As an NHL player, as it is in any walk of life, you don’t make it to your senior years without having a regret or two. Despite all those snazzy feel-good slogans and bold declarations of perfection, you’re lying to yourself if you claim you made it to grey-hair age and had absolutely no wishes for a second chance in certain situations.
That brings us to the career arc of Nashville Predators star forward Matt Duchene. Now 31 years old, Duchene is coming off a career-best 43-goal, 86-point season last year in 78 games with the Preds, and he’s currently tied for second place in NHL pre-season points with seven (two goals, and five assists). He already scored one regular-season goal in Friday’s Global Series win over the San Jose Sharks.
Along with fellow elite offense generators Filip Forsberg and Roman Josi, Duchene was a key part of the Preds’ engine with the puck, and he’s going to be depended on once again by coach John Hynes to lead the way on offense.
But you have to imagine there’s part of Duchene that wishes he could’ve worked things out with the team that drafted him third overall in the 2009 NHL draft – the team that just won a Stanley Cup, the Colorado Avalanche – don’t you?
Sure, there may have been some relationships that were broken bridges with the Avs and Duchene before he was traded to the Ottawa Senators in 2017 – but what if he’d figured out a way to stay? Would that Colorado franchise still have rolled over virtually every opponent they faced last season? Would they still have that extra something – that chemistry, that bond – that puts Cup-winners over the top in the games that mattered most?
And now, most importantly, can Duchene be part of a Cup-winner at this stage in his career, given the stage of the Predators at this point?
This is not to cast aspersions on Duchene, who will be 32 in January. He’s smack in the middle of a seven-year, $56-million contract extension he signed in 2019 for good reason: he can give you nearly 20 minutes of ice time per game, he’s a dynamic power-play producer with 16 goals and 29 points with the extra man last season, and he has made his initial two years in Nashville, when he had a combined 19 goals and 55 points in 104 games, disappear from memory.
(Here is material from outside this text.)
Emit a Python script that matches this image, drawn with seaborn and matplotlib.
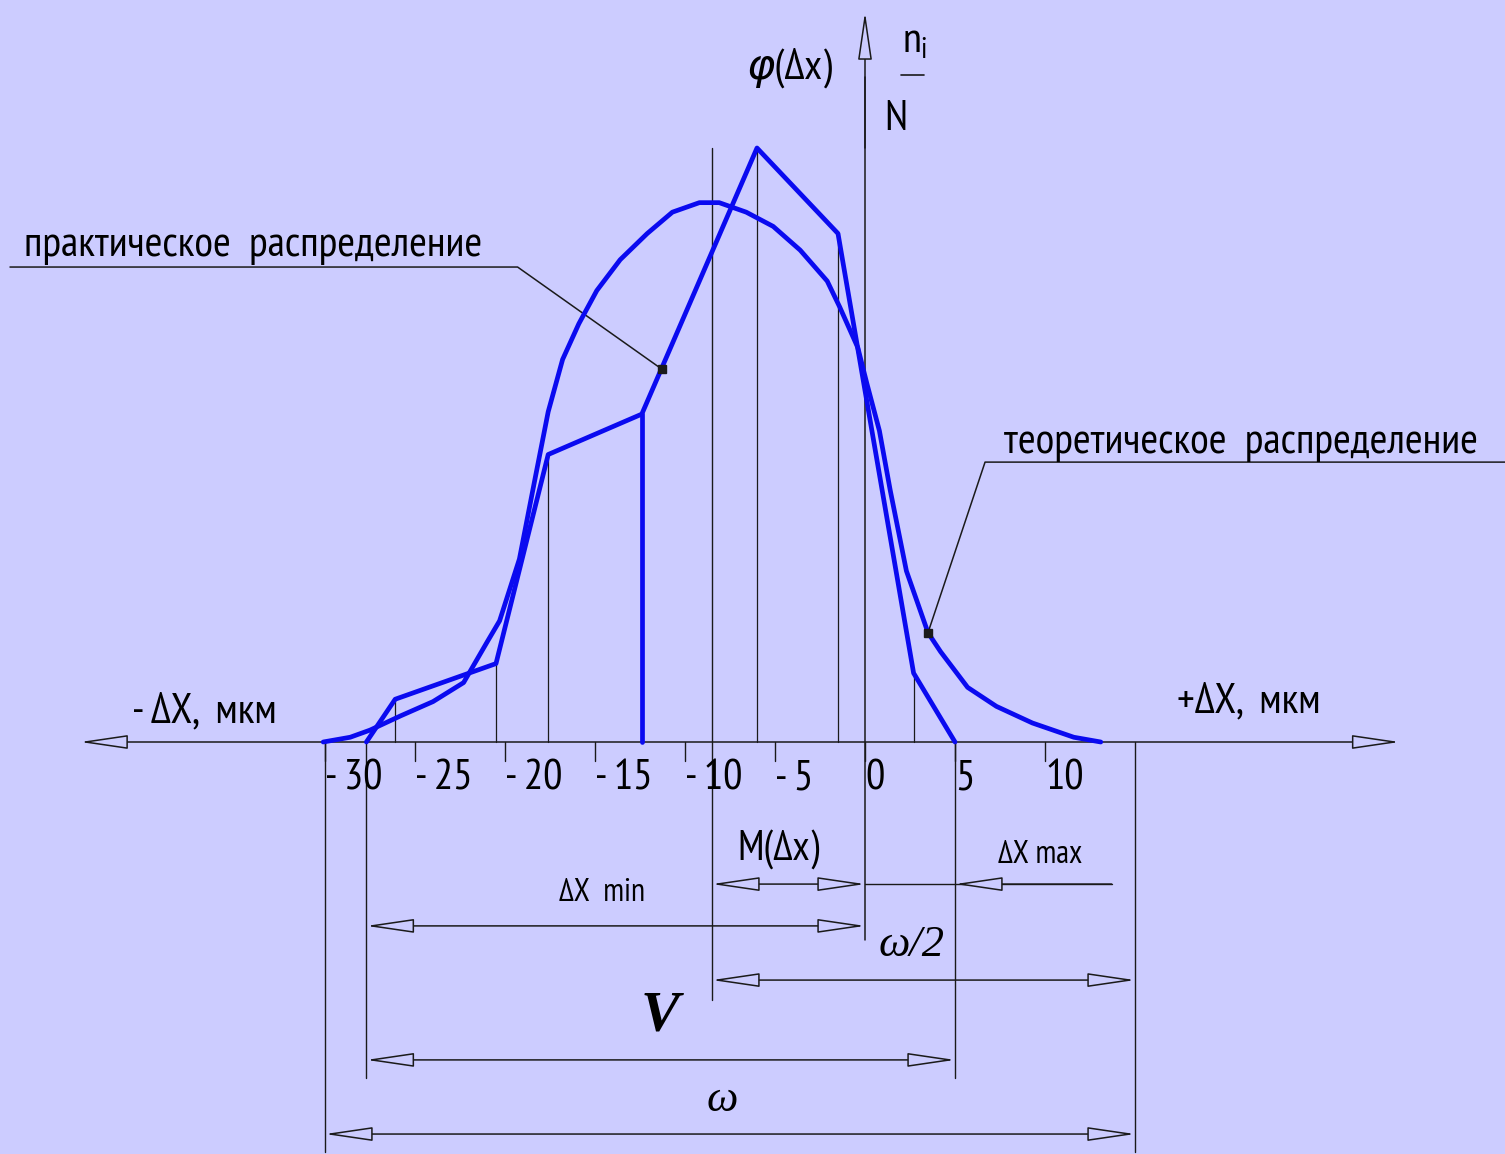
import matplotlib
matplotlib.use("Agg")
import matplotlib.pyplot as plt
from matplotlib import font_manager
import numpy as np
import pandas as pd
import seaborn as sns

# ---------------------------------------------------------------- data
# practical (empirical) distribution polygon: deviation, mkm  /  n_i / N
prac_x = [-27.7, -26.1, -20.5, -17.6, -12.4, -6.0, -1.5, 2.7, 5.0]
prac_y = [0.0, 0.018, 0.033, 0.121, 0.138, 0.250, 0.214, 0.029, 0.0]

# theoretical distribution curve phi(dx)
theo_x = [-30.1, -28.6, -27.5, -25.8, -24.0, -22.3, -21.0, -20.3, -19.2,
          -18.3, -17.6, -16.8, -15.9, -14.9, -13.6, -12.1, -10.7, -9.2,
          -8.1, -6.6, -5.1, -3.6, -2.1, -1.4, -0.4, 0.1, 0.8, 1.4, 2.3,
          3.5, 4.2, 5.7, 7.3, 9.3, 11.6, 13.1]
theo_y = [0.0, 0.002, 0.005, 0.011, 0.017, 0.025, 0.042, 0.051, 0.077,
          0.112, 0.139, 0.161, 0.176, 0.190, 0.203, 0.214, 0.223, 0.227,
          0.227, 0.223, 0.217, 0.207, 0.194, 0.183, 0.166, 0.151, 0.131,
          0.106, 0.072, 0.046, 0.038, 0.023, 0.015, 0.008, 0.002, 0.0]

tick_values = [-30, -25, -20, -15, -10, -5, 0, 5, 10]

mean_dx = -8.5                      # M(dx)
omega_lo, omega_hi = -30.0, 15.0    # field of scatter omega
leader_prac = (-11.3, 0.157)
leader_theo = (3.5, 0.046)

# ---------------------------------------------------------------- style
BG = "#CCCCFF"
BLUE = "#0A0AF0"
sns.set_theme(style="white", rc={"figure.facecolor": BG, "axes.facecolor": BG})

avail = {f.name for f in font_manager.fontManager.ttflist}
narrow_pref = ["Liberation Sans Narrow", "PT Sans Narrow", "Roboto Condensed",
               "Fira Sans Condensed", "Ubuntu Condensed", "Open Sans Condensed",
               "IBM Plex Sans Condensed", "Roboto"]
NARROW = next((n for n in narrow_pref if n in avail), "DejaVu Sans")
SERIF = "Liberation Serif" if "Liberation Serif" in avail else "DejaVu Serif"
plt.rcParams["font.family"] = [NARROW, "DejaVu Sans"]
plt.rcParams["text.color"] = "black"
plt.rcParams["mathtext.fontset"] = "custom"
plt.rcParams["mathtext.it"] = NARROW + ":italic"
plt.rcParams["mathtext.rm"] = NARROW

fig = plt.figure(figsize=(15.05, 11.54), dpi=100)
ax = fig.add_axes([0, 0, 1, 1])
ax.set_xlim(-865 / 18, (1505 - 865) / 18)
ax.set_ylim((742 - 1154) / 2376, 742 / 2376)
ax.set_axis_off()

# ---------------------------------------------------------------- curves
df_p = pd.DataFrame({"dx": prac_x, "f": prac_y})
df_t = pd.DataFrame({"dx": theo_x, "f": theo_y})
sns.lineplot(data=df_t, x="dx", y="f", sort=False, estimator=None,
             color=BLUE, lw=3.4, ax=ax, zorder=5, solid_joinstyle="round")
sns.lineplot(data=df_p, x="dx", y="f", sort=False, estimator=None,
             color=BLUE, lw=3.4, ax=ax, zorder=5, solid_joinstyle="round")
# tall step of the empirical polygon
ax.plot([prac_x[4], prac_x[4]], [0, prac_y[4]], color=BLUE, lw=3.4, zorder=5)

# thin ordinates under the polygon vertices
for xv, yv in zip(prac_x[1:-1], prac_y[1:-1]):
    if xv == prac_x[4]:
        continue
    ax.plot([xv, xv], [0, yv], color="k", lw=0.9, zorder=3)

# ---------------------------------------------------------------- axes
def arrow(x0, y0, x1, y1, style="-|>"):
    ax.annotate("", xy=(x1, y1), xytext=(x0, y0),
                arrowprops=dict(arrowstyle=style + ",head_length=1.5,head_width=0.22",
                                fc=BG, ec="k", lw=1.1, shrinkA=0, shrinkB=0,
                                mutation_scale=20), zorder=4)

arrow(-43.6, 0, 29.7, 0, "<|-|>")
ax.plot([0, 0], [-0.0833, 0.28], color="k", lw=1.1)
arrow(0, 0.25, 0, 0.3072)

for t in tick_values:
    ax.plot([t, t], [0, -0.008], color="k", lw=1.0)
    lab = f"- {abs(t)}" if t < 0 else f"{t}"
    ax.text(t, -0.0155, lab, ha="left", va="center", fontsize=31,
            style="italic")

# ---------------------------------------------------------------- dimension lines
ext = [(omega_lo, -0.1726), (prac_x[0], -0.1414), (prac_x[-1], -0.1414),
       (omega_hi, -0.1726)]
for xv, yb in ext:
    ax.plot([xv, xv], [0, yb], color="k", lw=1.0)
ax.plot([mean_dx, mean_dx], [-0.1086, 0.25], color="k", lw=1.0)

arrow(mean_dx, -0.0598, 0, -0.0598, "<|-|>")
ax.plot([0, 13.7], [-0.0598, -0.0598], color="k", lw=1.0)
arrow(13.7, -0.0598, prac_x[-1], -0.0598)
arrow(prac_x[0], -0.0774, 0, -0.0774, "<|-|>")
arrow(mean_dx, -0.1002, omega_hi, -0.1002, "<|-|>")
arrow(prac_x[0], -0.1338, prac_x[-1], -0.1338, "<|-|>")
arrow(omega_lo, -0.165, omega_hi, -0.165, "<|-|>")

# ---------------------------------------------------------------- labels
ax.text(-4.17, 0.2837, "φ(Δx)", ha="center", va="center", fontsize=31,
        style="italic")
ax.text(2.75, 0.2945, "$n_i$", ha="center", va="center", fontsize=31)
ax.plot([2.0, 3.3], [0.2807, 0.2807], color="k", lw=1.2)
ax.text(1.7, 0.2618, "N", ha="center", va="center", fontsize=31,
        style="italic")

ax.text(-36.7, 0.0126, "- ΔX,  мкм", ha="center", va="center", fontsize=31)
ax.text(21.3, 0.0168, "+ΔX,  мкм", ha="center", va="center", fontsize=31)

ax.text(-4.83, -0.0455, "M(Δx)", ha="center", va="center", fontsize=30,
        style="italic")
ax.text(9.7, -0.0476, "ΔX max", ha="center", va="center", fontsize=23,
        style="italic")
ax.text(-14.6, -0.0636, "ΔX  min", ha="center", va="center", fontsize=23,
        style="italic")
ax.text(2.6, -0.0854, "ω/2", ha="center", va="center", fontsize=32,
        style="italic", family=SERIF)
ax.text(-11.4, -0.1157, "V", ha="center", va="center", fontsize=42,
        style="italic", weight="bold", family=SERIF)
ax.text(-7.94, -0.1507, "ω", ha="center", va="center", fontsize=32,
        style="italic", family=SERIF)

# leaders
ax.text(-46.7, 0.2045, "практическое  распределение", ha="left",
        va="baseline", fontsize=31, style="italic")
ax.plot([-47.5, -19.3, leader_prac[0]], [0.1999, 0.1999, leader_prac[1]],
        color="k", lw=1.1)
ax.plot(*leader_prac, marker="s", ms=6, color="k", zorder=6)

ax.text(7.7, 0.1215, "теоретическое  распределение", ha="left",
        va="baseline", fontsize=31, style="italic")
ax.plot([35.6, 6.67, leader_theo[0]], [0.1178, 0.1178, leader_theo[1]],
        color="k", lw=1.1)
ax.plot(*leader_theo, marker="s", ms=6, color="k", zorder=6)

fig.savefig("out.png", dpi=100, facecolor=BG)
Now all he has to do is do it again. All he has to do is continue to be the Preds’ leading scorer and hit the 40-goal plateau for what would be only the second time in his career. Now all he has to do is figure out a way to lead his Predators team to (a) at least one playoff series game win, which he didn’t get last season as Nashville was mauled by the Avalanche in a sweep of their first-round showdown, and (b) a series win or two – or maybe more, depending on the impact of superstar goalie Juuse Saros. It certainly won’t be easy to emerge from the highly-competitive Central Division and play in the Western Conference final and beyond, but that’s what’s being asked of Duchene and his teammates.
In Duchene’s years of tumult, he bounced between the Avs, Senators, Columbus Blue Jackets and Predators. It had to have him wondering if he’d strayed off what he thought was a championship path and now was too far away from it to claw his way back. So many things have to go right for an NHLer to wind up on a Cup-winning squad, and for a long time, it did not appear that the Hockey Gods looked fondly upon Duchene and made his life easier. But here he is, with a team that is probably his best chance at a deep playoff run, and he’s front-and-center on it.
In the best-case scenario, he and the Preds shock the world and deliver Tennessee its first Cup. If that happens, all the wrongs, disappointments and dismay in Duchene’s career become his backstory. If not, on some level, the sense of frustration has to deepen.
That Avalanche team may win another Cup this year, and if it does, Duchene has to be asking himself if it all could’ve turned out different for him. If he could’ve stayed in Denver. If he could’ve worked well with Nathan MacKinnon and Gabriel Landeskog. If he could’ve won a Cup with the Avs.
We’ll see if he and the Predators can control their narrative this year.